───── GIVEN MATERIAL
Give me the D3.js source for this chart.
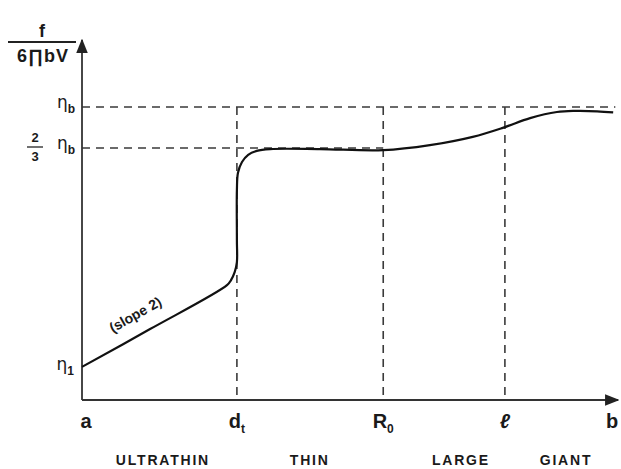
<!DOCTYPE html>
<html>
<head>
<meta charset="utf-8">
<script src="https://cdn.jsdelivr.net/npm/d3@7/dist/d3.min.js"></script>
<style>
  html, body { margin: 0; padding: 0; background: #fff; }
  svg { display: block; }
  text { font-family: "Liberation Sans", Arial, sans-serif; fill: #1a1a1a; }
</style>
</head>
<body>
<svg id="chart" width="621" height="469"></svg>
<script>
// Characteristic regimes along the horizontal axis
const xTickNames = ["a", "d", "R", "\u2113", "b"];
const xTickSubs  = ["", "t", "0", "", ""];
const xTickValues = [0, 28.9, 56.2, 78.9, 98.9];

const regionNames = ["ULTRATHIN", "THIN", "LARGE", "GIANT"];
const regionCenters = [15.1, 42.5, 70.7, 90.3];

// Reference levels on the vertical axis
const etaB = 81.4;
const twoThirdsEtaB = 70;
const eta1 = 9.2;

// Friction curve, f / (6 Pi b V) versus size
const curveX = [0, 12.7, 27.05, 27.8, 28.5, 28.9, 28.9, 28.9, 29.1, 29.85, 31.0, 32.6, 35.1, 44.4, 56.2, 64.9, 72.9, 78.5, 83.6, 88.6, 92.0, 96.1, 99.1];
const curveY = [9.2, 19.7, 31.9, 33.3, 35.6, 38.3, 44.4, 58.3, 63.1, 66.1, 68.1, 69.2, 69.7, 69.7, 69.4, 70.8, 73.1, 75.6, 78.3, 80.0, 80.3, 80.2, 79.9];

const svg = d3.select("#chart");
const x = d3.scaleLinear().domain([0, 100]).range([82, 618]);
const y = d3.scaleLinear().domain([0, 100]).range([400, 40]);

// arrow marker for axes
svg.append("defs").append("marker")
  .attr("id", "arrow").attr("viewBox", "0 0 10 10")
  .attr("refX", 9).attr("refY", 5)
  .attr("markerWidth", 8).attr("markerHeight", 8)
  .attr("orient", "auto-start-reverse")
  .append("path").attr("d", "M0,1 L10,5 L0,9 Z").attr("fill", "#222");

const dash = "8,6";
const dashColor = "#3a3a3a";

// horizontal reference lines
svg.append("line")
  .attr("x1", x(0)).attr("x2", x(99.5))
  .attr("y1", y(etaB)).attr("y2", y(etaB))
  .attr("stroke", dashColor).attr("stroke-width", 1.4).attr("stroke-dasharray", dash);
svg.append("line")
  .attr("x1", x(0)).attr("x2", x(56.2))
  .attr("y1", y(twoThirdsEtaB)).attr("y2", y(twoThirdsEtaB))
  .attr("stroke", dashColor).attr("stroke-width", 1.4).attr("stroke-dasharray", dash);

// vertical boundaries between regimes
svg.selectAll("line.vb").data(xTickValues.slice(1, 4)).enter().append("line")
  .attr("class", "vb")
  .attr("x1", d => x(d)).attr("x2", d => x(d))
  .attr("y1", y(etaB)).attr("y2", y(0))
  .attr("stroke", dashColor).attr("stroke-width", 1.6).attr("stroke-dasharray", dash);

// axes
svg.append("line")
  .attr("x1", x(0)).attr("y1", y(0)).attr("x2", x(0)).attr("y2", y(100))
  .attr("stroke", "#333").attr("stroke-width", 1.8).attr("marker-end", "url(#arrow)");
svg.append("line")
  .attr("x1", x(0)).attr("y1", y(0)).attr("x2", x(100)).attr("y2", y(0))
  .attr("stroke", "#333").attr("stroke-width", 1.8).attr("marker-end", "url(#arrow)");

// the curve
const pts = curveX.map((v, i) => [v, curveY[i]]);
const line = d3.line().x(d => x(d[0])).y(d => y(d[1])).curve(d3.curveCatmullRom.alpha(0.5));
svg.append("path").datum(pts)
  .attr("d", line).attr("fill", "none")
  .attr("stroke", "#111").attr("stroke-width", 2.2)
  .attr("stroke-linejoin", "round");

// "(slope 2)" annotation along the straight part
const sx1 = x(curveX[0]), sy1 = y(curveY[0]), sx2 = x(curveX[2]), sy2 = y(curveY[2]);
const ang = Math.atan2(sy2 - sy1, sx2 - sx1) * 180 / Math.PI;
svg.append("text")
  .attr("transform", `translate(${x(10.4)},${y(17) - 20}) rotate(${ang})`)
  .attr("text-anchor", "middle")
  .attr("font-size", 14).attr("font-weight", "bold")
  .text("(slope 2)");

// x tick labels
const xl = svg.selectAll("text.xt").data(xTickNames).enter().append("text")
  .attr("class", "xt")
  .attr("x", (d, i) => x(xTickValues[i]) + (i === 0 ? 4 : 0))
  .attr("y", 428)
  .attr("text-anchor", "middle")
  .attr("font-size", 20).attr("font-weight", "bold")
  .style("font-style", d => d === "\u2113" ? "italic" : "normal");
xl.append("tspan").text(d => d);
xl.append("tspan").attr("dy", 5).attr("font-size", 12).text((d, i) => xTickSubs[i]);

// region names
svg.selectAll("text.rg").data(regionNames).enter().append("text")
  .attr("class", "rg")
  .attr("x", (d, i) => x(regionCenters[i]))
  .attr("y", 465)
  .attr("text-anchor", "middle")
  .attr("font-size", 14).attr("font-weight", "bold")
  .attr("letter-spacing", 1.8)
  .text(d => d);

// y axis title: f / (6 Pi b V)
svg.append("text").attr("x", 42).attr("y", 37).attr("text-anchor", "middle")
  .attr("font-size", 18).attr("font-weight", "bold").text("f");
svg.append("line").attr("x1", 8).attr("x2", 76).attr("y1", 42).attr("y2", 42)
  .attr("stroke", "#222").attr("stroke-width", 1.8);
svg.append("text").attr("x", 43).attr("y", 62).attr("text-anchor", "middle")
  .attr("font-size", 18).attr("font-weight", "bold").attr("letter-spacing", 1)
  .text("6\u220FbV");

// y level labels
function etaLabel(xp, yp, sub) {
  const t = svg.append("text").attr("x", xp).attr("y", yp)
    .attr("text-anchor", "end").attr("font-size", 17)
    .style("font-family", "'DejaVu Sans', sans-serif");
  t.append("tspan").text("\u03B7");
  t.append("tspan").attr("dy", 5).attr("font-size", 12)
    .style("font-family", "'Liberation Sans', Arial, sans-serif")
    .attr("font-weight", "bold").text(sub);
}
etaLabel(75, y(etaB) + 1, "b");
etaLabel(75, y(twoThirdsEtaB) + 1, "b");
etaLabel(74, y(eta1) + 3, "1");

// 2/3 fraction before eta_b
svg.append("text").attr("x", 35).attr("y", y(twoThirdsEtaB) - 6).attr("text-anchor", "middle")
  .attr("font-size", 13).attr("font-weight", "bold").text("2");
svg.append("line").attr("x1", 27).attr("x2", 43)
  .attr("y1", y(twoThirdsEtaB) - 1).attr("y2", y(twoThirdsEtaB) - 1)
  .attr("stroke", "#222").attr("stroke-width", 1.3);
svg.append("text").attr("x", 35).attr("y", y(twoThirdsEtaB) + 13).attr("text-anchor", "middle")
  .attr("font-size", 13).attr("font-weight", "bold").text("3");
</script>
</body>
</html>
──────────
**EXERCISE**
Restate only the lines running from the start of the material above through the line containing "const xTickValues = [0, 28.9, 56.2, 78.9, 98.9];", ends included. No pictures.

**EXPECTED ANSWER**
Give me the D3.js source for this chart.
<!DOCTYPE html>
<html>
<head>
<meta charset="utf-8">
<script src="https://cdn.jsdelivr.net/npm/d3@7/dist/d3.min.js"></script>
<style>
  html, body { margin: 0; padding: 0; background: #fff; }
  svg { display: block; }
  text { font-family: "Liberation Sans", Arial, sans-serif; fill: #1a1a1a; }
</style>
</head>
<body>
<svg id="chart" width="621" height="469"></svg>
<script>
// Characteristic regimes along the horizontal axis
const xTickNames = ["a", "d", "R", "\u2113", "b"];
const xTickSubs  = ["", "t", "0", "", ""];
const xTickValues = [0, 28.9, 56.2, 78.9, 98.9];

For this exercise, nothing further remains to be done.